For the thumb joints, a volar or a dorsolateral approach was made according to the site of drainage sinus. For the metacarpophalangeal joint, the dorsoulnar incision was made and the joint was opened between the ulnar collateral ligament and the extensor pollicis longus. For the interphalangeal joints, the A2 pulley was cut, and the joint was explored through the volar plate. Incision of the oblique pulley was not attempted to prevent the bowstring effect of the flexor pollicis longus. After debridement of the skin and soft tissue around the drainage sinus, the joint was opened and debrided. The wound was left open with a bulky dressing.
Postoperative care and additional procedures
Dressing change for the open wound was performed daily. If purulent discharge continued, repeated debridement and irrigation with normal saline were performed every 2-3 days until the discharge stopped. Antiseptics, such as octenidine or polyhexanide, were not used to prevent cartilage damage [18, 19]. Soaking or wet dressing was not used. If the soft tissue defect was not healed by the intention of the surrounding tissue, flap surgery was performed to cover the defect.
Empirically, patients without risk factors for atypical organisms received intravenous cefazolin (primary patients, n=10; referred patients, n=32). In three cases of animal bite injury (primary patient, n=1; referred patients, n=2), they received intravenous amoxicillin to cover the Pasteurella species infection [4, 5]. Antibiotics were changed according to the gram stain result, identified microorganism, and susceptibility test. Effective antibiotics were continued for at least 4 weeks after the discharge stopped [20]. If the wound improved and oral form of antibiotics was available, the patient was discharged with oral antibiotics. If not, the patient received intravenous antibiotics continuously. Complete blood cell count, liver panel, and renal panel were checked twice a week. In case of adverse effect, the infectious disease specialist decided whether the causative antibiotic agent should be ceased or changed.
If additional flap surgery was performed, bone fixation with immobilization was applied to protect the flap position for 2 weeks (Fig. 2). Otherwise, active finger ROM exercise inside the bulky dressing was allowed to prevent stiffness.
Clinical data and outcome evaluation
We recorded active ROM of the involved joint and Quick Disabilities of the Arm, Shoulder, and Hand (DASH) score and checked the simple radiographs at 3, 6, and 12 months postoperatively, and annually thereafter.
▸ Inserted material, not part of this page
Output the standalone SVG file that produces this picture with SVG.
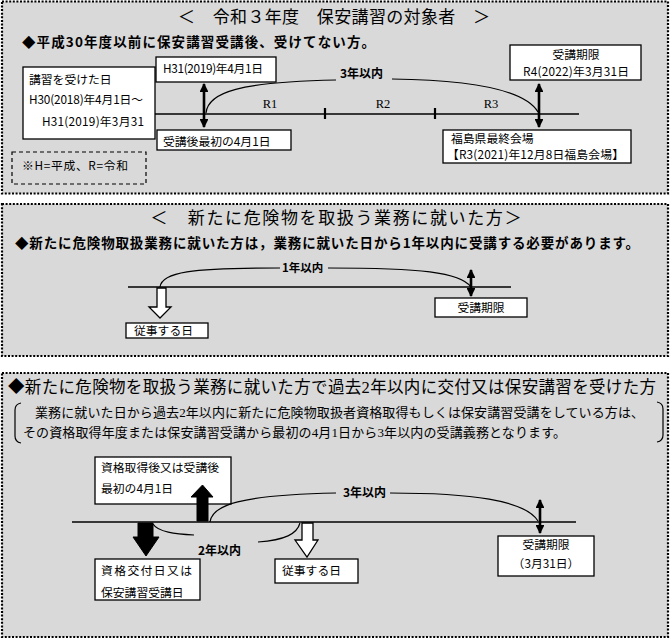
<svg xmlns="http://www.w3.org/2000/svg" width="672" height="641" viewBox="0 0 672 641">
<defs>
<style>
.panel{fill:#d9d9d9;stroke:#000;stroke-width:2.2;stroke-dasharray:2 1.6}
.box{fill:#fff;stroke:#000;stroke-width:1.3}
.dbox{fill:none;stroke:#000;stroke-width:1.2;stroke-dasharray:4 3}
.ln{fill:none;stroke:#000;stroke-width:1.5}
.cv{fill:none;stroke:#000;stroke-width:1.2}
.dbl{stroke:#000;stroke-width:2.6;marker-start:url(#ah);marker-end:url(#ah)}
.t{font-family:"Noto Sans CJK JP","Liberation Sans",sans-serif;font-size:11.8px;fill:#000}
.s{font-family:"Liberation Serif","Noto Sans CJK JP",serif;fill:#000}
.b{font-family:"Noto Sans CJK JP","Liberation Sans",sans-serif;font-weight:bold;fill:#000}
.wa{fill:#fff;stroke:#000;stroke-width:1.3}
.ba{fill:#000;stroke:#000;stroke-width:1}
</style>
<marker id="ah" viewBox="0 0 10 10" refX="9" refY="5" markerWidth="3.4" markerHeight="3.4" orient="auto-start-reverse" markerUnits="strokeWidth">
<path d="M0,0 L10,5 L0,10 Z" fill="#000"/>
</marker>
</defs>
<rect width="672" height="641" fill="#fff"/>

<!-- Panel 1 -->
<g id="panel1">
<rect class="panel" x="2" y="1.5" width="666" height="192"/>
<text class="s" x="334" y="23" font-size="17" text-anchor="middle" textLength="312">＜　令和３年度　保安講習の対象者　＞</text>
<text class="b" x="22" y="47" font-size="13.5" textLength="353">◆平成30年度以前に保安講習受講後、受けてない方。</text>
</g>
<g id="n-lecture-date">
<rect class="box" x="23" y="67" width="132" height="72"/>
<text class="t" x="29" y="84">講習を受けた日</text>
<text class="t" x="29" y="104" textLength="114">H30(2018)年4月1日～</text>
<text class="t" x="42" y="126" textLength="102">H31(2019)年3月31</text>
</g>
<g id="n-h31">
<rect class="box" x="156" y="57" width="120" height="25"/>
<text class="t" x="163" y="73" textLength="100">H31(2019)年4月1日</text>
</g>
<g id="n-first-april">
<rect class="box" x="157" y="130" width="134" height="20"/>
<text class="t" x="163" y="146">受講後最初の4月1日</text>
</g>
<g id="n-legend">
<rect class="dbox" x="12" y="152" width="134" height="32"/>
<text class="t" x="22" y="170" textLength="106">※H=平成、R=令和</text>
</g>
<g id="n-deadline1">
<rect class="box" x="510" y="45" width="131" height="35"/>
<text class="t" x="576" y="59" text-anchor="middle">受講期限</text>
<text class="t" x="576" y="76" text-anchor="middle" textLength="106">R4(2022)年3月31日</text>
</g>
<g id="n-fukushima">
<rect class="box" x="443" y="130" width="188" height="33"/>
<text class="t" x="451" y="143" font-size="11.3">福島県最終会場</text>
<text class="t" x="447" y="159" font-size="11.3" textLength="177">【R3(2021)年12月8日福島会場】</text>
</g>
<g id="connectors1">
<line class="ln" x1="155" y1="114" x2="579" y2="114"/>
<line x1="325" y1="108" x2="325" y2="119" stroke="#000" stroke-width="2.2"/>
<line x1="435" y1="108" x2="435" y2="119" stroke="#000" stroke-width="2.2"/>
<path class="cv" d="M206,113 C208,92 240,82 336,80"/>
<path class="cv" d="M392,79 C470,80 525,90 538,112"/>
<line class="dbl" x1="204" y1="84" x2="204" y2="127"/>
<line class="dbl" x1="539" y1="84" x2="539" y2="127"/>
<text class="b" x="340" y="78" font-size="12">3年以内</text>
<text class="s" x="270" y="108" font-size="12.5" text-anchor="middle">R1</text>
<text class="s" x="383" y="108" font-size="12.5" text-anchor="middle">R2</text>
<text class="s" x="491" y="108" font-size="12.5" text-anchor="middle">R3</text>
</g>

<!-- Panel 2 -->
<g id="panel2">
<rect class="panel" x="2" y="204" width="666" height="152"/>
<text class="s" x="336" y="224" font-size="17" text-anchor="middle" textLength="371">＜　新たに危険物を取扱う業務に就いた方＞</text>
<text class="b" x="15" y="248" font-size="13.5" textLength="624">◆新たに危険物取扱業務に就いた方は，業務に就いた日から1年以内に受講する必要があります。</text>
</g>
<g id="n-start2">
<rect class="box" x="126" y="323" width="82" height="15"/>
<text class="t" x="134" y="335">従事する日</text>
</g>
<g id="n-deadline2">
<rect class="box" x="435" y="298" width="92" height="19"/>
<text class="t" x="481" y="312" text-anchor="middle">受講期限</text>
</g>
<g id="connectors2">
<line class="ln" x1="128" y1="287" x2="511" y2="287"/>
<path class="cv" d="M160,287 C162,272 190,268 280,268"/>
<path class="cv" d="M328,268 C420,268 460,272 471,287"/>
<line class="dbl" x1="471" y1="270" x2="471" y2="296"/>
<text class="b" x="282" y="272" font-size="11.5">1年以内</text>
<path class="wa" d="M157,288 L166,288 L166,307 L171,307 L160,318 L149,307 L157,307 Z"/>
</g>

<!-- Panel 3 -->
<g id="panel3">
<rect class="panel" x="2" y="373" width="666" height="264"/>
<text class="s" x="8" y="393" font-size="16.5" textLength="648">◆新たに危険物を取扱う業務に就いた方で過去2年以内に交付又は保安講習を受けた方</text>
<path class="cv" d="M21,403 Q15,404 15,410 L15,436 Q15,442 21,443"/>
<path class="cv" d="M657,402 Q663,403 663,409 L663,435 Q663,441 657,442"/>
<text class="s" x="35" y="417" font-size="13" textLength="609">業務に就いた日から過去2年以内に新たに危険物取扱者資格取得もしくは保安講習受講をしている方は、</text>
<text class="s" x="23" y="437" font-size="13" textLength="543">その資格取得年度または保安講習受講から最初の4月1日から3年以内の受講義務となります。</text>
</g>
<g id="n-qual-first">
<rect class="box" x="95" y="457" width="136" height="47"/>
<text class="t" x="101" y="472">資格取得後又は受講後</text>
<text class="t" x="101" y="493">最初の4月1日</text>
</g>
<g id="n-issue-date">
<rect class="box" x="95" y="559" width="105" height="41"/>
<text class="t" x="101" y="575" textLength="91">資格交付日又は</text>
<text class="t" x="101" y="597">保安講習受講日</text>
</g>
<g id="n-start3">
<rect class="box" x="275" y="559" width="83" height="24"/>
<text class="t" x="282" y="575">従事する日</text>
</g>
<g id="n-deadline3">
<rect class="box" x="498" y="536" width="96" height="40"/>
<text class="t" x="546" y="549" text-anchor="middle">受講期限</text>
<text class="t" x="546" y="568" text-anchor="middle">（3月31日）</text>
</g>
<g id="connectors3">
<line class="ln" x1="72" y1="522" x2="576" y2="522"/>
<path class="cv" d="M210,522 C212,505 240,495 336,493"/>
<path class="cv" d="M390,493 C470,493 525,500 538,521"/>
<path class="cv" d="M153,524 C158,532 175,534 194,535"/>
<path class="cv" d="M258,542 C285,540 297,534 300,523"/>
<line class="dbl" x1="540" y1="500" x2="540" y2="533"/>
<text class="b" x="343" y="497" font-size="12">3年以内</text>
<text class="b" x="198" y="555" font-size="12">2年以内</text>
<path class="ba" d="M197,521 L208,521 L208,497 L213,497 L202.5,485 L191,497 L197,497 Z"/>
<path class="ba" d="M138,523 L153,523 L153,537 L159,537 L146,556 L133,537 L138,537 Z"/>
<path class="wa" d="M302,523 L313,523 L313,540 L318,540 L307,557 L295,540 L302,540 Z"/>
</g>
</svg>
We reviewed the data on the site of involvement, combined osteomyelitis, hospital stay, antibiotic therapy, microorganisms, and surgical intervention in the medical record.
Statistical analysis
We performed the Shapiro-Wilk test for normality. According to the result of the Shapiro-Wilk test, Student’s t-test was used for independent parametric continuous variables and the Mann-Whitney U-test was used for independent non-parametric continuous variables. The Fisher’s exact and chi-squared tests were used to compare discrete variables. Statistical significance was set at p<0.05.